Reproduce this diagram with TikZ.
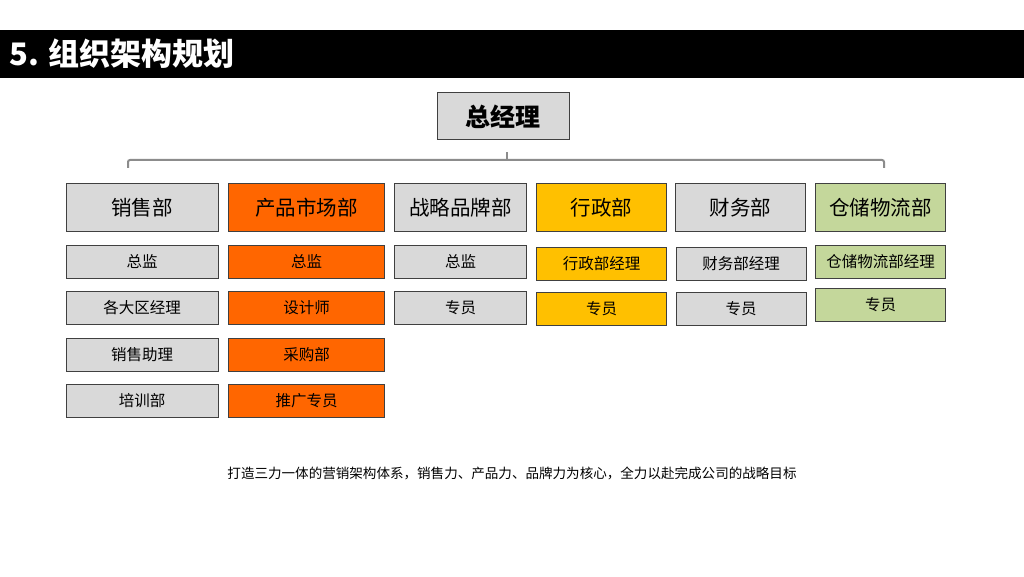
\documentclass[tikz,border=0pt]{standalone}
\usepackage{fontspec}
\setmainfont{Noto Sans CJK SC}
\definecolor{cgray}{HTML}{D9D9D9}
\definecolor{corange}{HTML}{FF6600}
\definecolor{cyellow}{HTML}{FFC000}
\definecolor{cgreen}{HTML}{C4D79B}
\definecolor{cborder}{HTML}{404040}
\definecolor{cline}{HTML}{8C8C8C}
\tikzset{
  cell/.style={draw=cborder, line width=1pt, inner sep=0pt, text=black},
  head/.style={cell, minimum height=48pt, font=\fontsize{20.5}{24}\selectfont},
  sub/.style={cell, minimum height=33pt, font=\fontsize{15.5}{18}\selectfont},
  gcell/.style={fill=cgray},
  ocell/.style={fill=corange},
  ycell/.style={fill=cyellow},
  ncell/.style={fill=cgreen},
  bracket/.style={draw=cline, line width=2pt, rounded corners=2pt}
}
\begin{document}
\begin{tikzpicture}[x=1pt,y=-1pt]
\useasboundingbox (0,0) rectangle (1024,577);
\fill[white] (0,0) rectangle (1024,577);
% title bar
\fill[black] (0,30) rectangle (1024,78);
\node[anchor=west, inner sep=0pt, text=white, font=\bfseries\fontsize{31}{34}\selectfont] (title) at (9.5,54) {5. 组织架构规划};
% top
\node[cell, gcell, minimum width=132pt, minimum height=47pt, font=\bfseries\fontsize{25}{28}\selectfont] (boss) at (503,116.5) {总经理};
% bracket
\coordinate (bl) at (128,168);
\coordinate (br) at (884,168);
\coordinate (bt) at (507,152);
\coordinate (bm) at (507,160);
\draw[bracket] (bl) -- (128,160) -- (884,160) -- (br);
\draw[bracket] (bm) -- (bt);
% row 1 headers
\node[head, gcell, minimum width=152pt] (h1) at (142,208) {销售部};
\node[head, ocell, minimum width=156pt] (h2) at (306.5,208) {产品市场部};
\node[head, gcell, minimum width=132pt] (h3) at (460.5,208) {战略品牌部};
\node[head, ycell, minimum width=130pt] (h4) at (601.5,208) {行政部};
\node[head, gcell, minimum width=130pt] (h5) at (740.5,208) {财务部};
\node[head, ncell, minimum width=130pt] (h6) at (880.5,208) {仓储物流部};
% column 1
\node[sub, gcell, minimum width=152pt] (a2) at (142,261.5) {总监};
\node[sub, gcell, minimum width=152pt] (a3) at (142,307.5) {各大区经理};
\node[sub, gcell, minimum width=152pt] (a4) at (142,354.5) {销售助理};
\node[sub, gcell, minimum width=152pt] (a5) at (142,400.5) {培训部};
% column 2
\node[sub, ocell, minimum width=156pt] (b2) at (306.5,261.5) {总监};
\node[sub, ocell, minimum width=156pt] (b3) at (306.5,307.5) {设计师};
\node[sub, ocell, minimum width=156pt] (b4) at (306.5,354.5) {采购部};
\node[sub, ocell, minimum width=156pt] (b5) at (306.5,400.5) {推广专员};
% column 3
\node[sub, gcell, minimum width=132pt] (c2) at (460.5,261.5) {总监};
\node[sub, gcell, minimum width=132pt] (c3) at (460.5,307.5) {专员};
% column 4
\node[sub, ycell, minimum width=130pt] (d2) at (601.5,263.5) {行政部经理};
\node[sub, ycell, minimum width=130pt] (d3) at (601.5,308.5) {专员};
% column 5
\node[sub, gcell, minimum width=130pt] (e2) at (741,263.5) {财务部经理};
\node[sub, gcell, minimum width=130pt] (e3) at (741,308.5) {专员};
% column 6
\node[sub, ncell, minimum width=130pt] (f2) at (880.5,261.5) {仓储物流部经理};
\node[sub, ncell, minimum width=130pt] (f3) at (880.5,305) {专员};
% footer
\node[inner sep=0pt, font=\fontsize{13.55}{16}\selectfont] (foot) at (512,473) {打造三力一体的营销架构体系，销售力、产品力、品牌力为核心，全力以赴完成公司的战略目标};
\end{tikzpicture}
\end{document}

__________

- **Work instructions**
Print the listing above in full, exactly as written. Omit any pictures.

- **Worked solution**
Reproduce this diagram with TikZ.
\documentclass[tikz,border=0pt]{standalone}
\usepackage{fontspec}
\setmainfont{Noto Sans CJK SC}
\definecolor{cgray}{HTML}{D9D9D9}
\definecolor{corange}{HTML}{FF6600}
\definecolor{cyellow}{HTML}{FFC000}
\definecolor{cgreen}{HTML}{C4D79B}
\definecolor{cborder}{HTML}{404040}
\definecolor{cline}{HTML}{8C8C8C}
\tikzset{
  cell/.style={draw=cborder, line width=1pt, inner sep=0pt, text=black},
  head/.style={cell, minimum height=48pt, font=\fontsize{20.5}{24}\selectfont},
  sub/.style={cell, minimum height=33pt, font=\fontsize{15.5}{18}\selectfont},
  gcell/.style={fill=cgray},
  ocell/.style={fill=corange},
  ycell/.style={fill=cyellow},
  ncell/.style={fill=cgreen},
  bracket/.style={draw=cline, line width=2pt, rounded corners=2pt}
}
\begin{document}
\begin{tikzpicture}[x=1pt,y=-1pt]
\useasboundingbox (0,0) rectangle (1024,577);
\fill[white] (0,0) rectangle (1024,577);
% title bar
\fill[black] (0,30) rectangle (1024,78);
\node[anchor=west, inner sep=0pt, text=white, font=\bfseries\fontsize{31}{34}\selectfont] (title) at (9.5,54) {5. 组织架构规划};
% top
\node[cell, gcell, minimum width=132pt, minimum height=47pt, font=\bfseries\fontsize{25}{28}\selectfont] (boss) at (503,116.5) {总经理};
% bracket
\coordinate (bl) at (128,168);
\coordinate (br) at (884,168);
\coordinate (bt) at (507,152);
\coordinate (bm) at (507,160);
\draw[bracket] (bl) -- (128,160) -- (884,160) -- (br);
\draw[bracket] (bm) -- (bt);
% row 1 headers
\node[head, gcell, minimum width=152pt] (h1) at (142,208) {销售部};
\node[head, ocell, minimum width=156pt] (h2) at (306.5,208) {产品市场部};
\node[head, gcell, minimum width=132pt] (h3) at (460.5,208) {战略品牌部};
\node[head, ycell, minimum width=130pt] (h4) at (601.5,208) {行政部};
\node[head, gcell, minimum width=130pt] (h5) at (740.5,208) {财务部};
\node[head, ncell, minimum width=130pt] (h6) at (880.5,208) {仓储物流部};
% column 1
\node[sub, gcell, minimum width=152pt] (a2) at (142,261.5) {总监};
\node[sub, gcell, minimum width=152pt] (a3) at (142,307.5) {各大区经理};
\node[sub, gcell, minimum width=152pt] (a4) at (142,354.5) {销售助理};
\node[sub, gcell, minimum width=152pt] (a5) at (142,400.5) {培训部};
% column 2
\node[sub, ocell, minimum width=156pt] (b2) at (306.5,261.5) {总监};
\node[sub, ocell, minimum width=156pt] (b3) at (306.5,307.5) {设计师};
\node[sub, ocell, minimum width=156pt] (b4) at (306.5,354.5) {采购部};
\node[sub, ocell, minimum width=156pt] (b5) at (306.5,400.5) {推广专员};
% column 3
\node[sub, gcell, minimum width=132pt] (c2) at (460.5,261.5) {总监};
\node[sub, gcell, minimum width=132pt] (c3) at (460.5,307.5) {专员};
% column 4
\node[sub, ycell, minimum width=130pt] (d2) at (601.5,263.5) {行政部经理};
\node[sub, ycell, minimum width=130pt] (d3) at (601.5,308.5) {专员};
% column 5
\node[sub, gcell, minimum width=130pt] (e2) at (741,263.5) {财务部经理};
\node[sub, gcell, minimum width=130pt] (e3) at (741,308.5) {专员};
% column 6
\node[sub, ncell, minimum width=130pt] (f2) at (880.5,261.5) {仓储物流部经理};
\node[sub, ncell, minimum width=130pt] (f3) at (880.5,305) {专员};
% footer
\node[inner sep=0pt, font=\fontsize{13.55}{16}\selectfont] (foot) at (512,473) {打造三力一体的营销架构体系，销售力、产品力、品牌力为核心，全力以赴完成公司的战略目标};
\end{tikzpicture}
\end{document}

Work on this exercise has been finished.